A primeira coisa a reconhecer é que não há problema em se sentir perdido e sem esperança. A dor e a tristeza são reações humanas naturais diante de uma perda tão grande. Permita-se sentir essa dor sem pressa de superá-la. Buscar apoio emocional de amigos, familiares ou profissionais pode ser uma grande ajuda nesse processo.

Viktor Frankl e a Busca de Sentido

Inspirando-se novamente em Viktor Frankl, podemos encontrar luz mesmo nas trevas. Frankl, em seu livro "Em Busca de Sentido", fala sobre a importância de encontrar um propósito mesmo nas situações mais desesperadoras. Ele argumenta que, mesmo quando tudo parece perdido, ainda podemos encontrar um sentido para seguir em frente. Esse sentido pode ser encontrado em pequenas coisas do dia a dia, nas relações humanas ou em uma missão pessoal que nos impulsiona a reconstruir.

Reconstruindo a Cauda da Pandorga

Para quem perdeu tudo nas enchentes, a vida pode parecer sem rumo, como uma pandorga sem cauda. Mas é possível começar a reconstruir essa estabilidade e direção, passo a passo. Aqui estão algumas sugestões práticas:

Defina Pequenos Objetivos: Comece com objetivos pequenos e alcançáveis. Cada pequena conquista ajudará a construir a confiança e a sensação de controle sobre a sua vida.

Busque Apoio Comunitário: Participar de grupos de apoio ou de iniciativas comunitárias pode proporcionar um sentido de pertencimento e propósito, além de ajudar a dividir a carga emocional.

Cultive Resiliência: A resiliência é a capacidade de se recuperar das adversidades. Fortaleça sua resiliência focando nas suas forças, mantendo uma atitude positiva e sendo gentil consigo mesmo durante o processo de recuperação.

Encontre Significado nas Pequenas Coisas: Muitas vezes, o sentido da vida pode ser encontrado nas pequenas coisas – um ato de bondade, um momento de conexão com a natureza ou uma conversa significativa com um amigo.

Planeje o Futuro: Mesmo que pareça difícil, começar a planejar o futuro pode ajudar a restabelecer um senso de direção. Pense no que você quer construir daqui para frente e como pode começar a dar os primeiros passos nessa direção.

Mensagem de Esperança

Para aqueles que se sentem como pandorgas sem cauda após as enchentes, é importante lembrar que, mesmo nas situações mais difíceis, há sempre uma maneira de reencontrar a direção. A vida pode ser imprevisível e cheia de desafios, mas a capacidade humana de encontrar sentido e propósito é imensa.

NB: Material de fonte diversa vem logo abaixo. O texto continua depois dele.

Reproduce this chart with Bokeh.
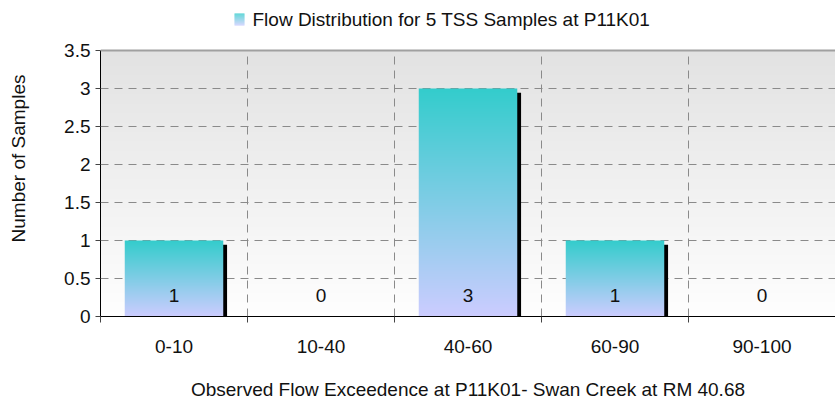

Assim como uma pandorga pode ser consertada e ajustada para voar novamente, nós também podemos nos recuperar e encontrar novos caminhos para seguir em frente. O processo pode ser lento e árduo, mas cada pequeno passo em direção à reconstrução é um passo significativo para reencontrar a estabilidade e o propósito na vida.

Então, quando você vir uma pandorga voando alto no céu, lembre-se da importância da cauda. E talvez, reflita sobre quais são os elementos em sua vida que lhe proporcionam direção e controle, garantindo que você também possa voar alto, de maneira estável e significativa.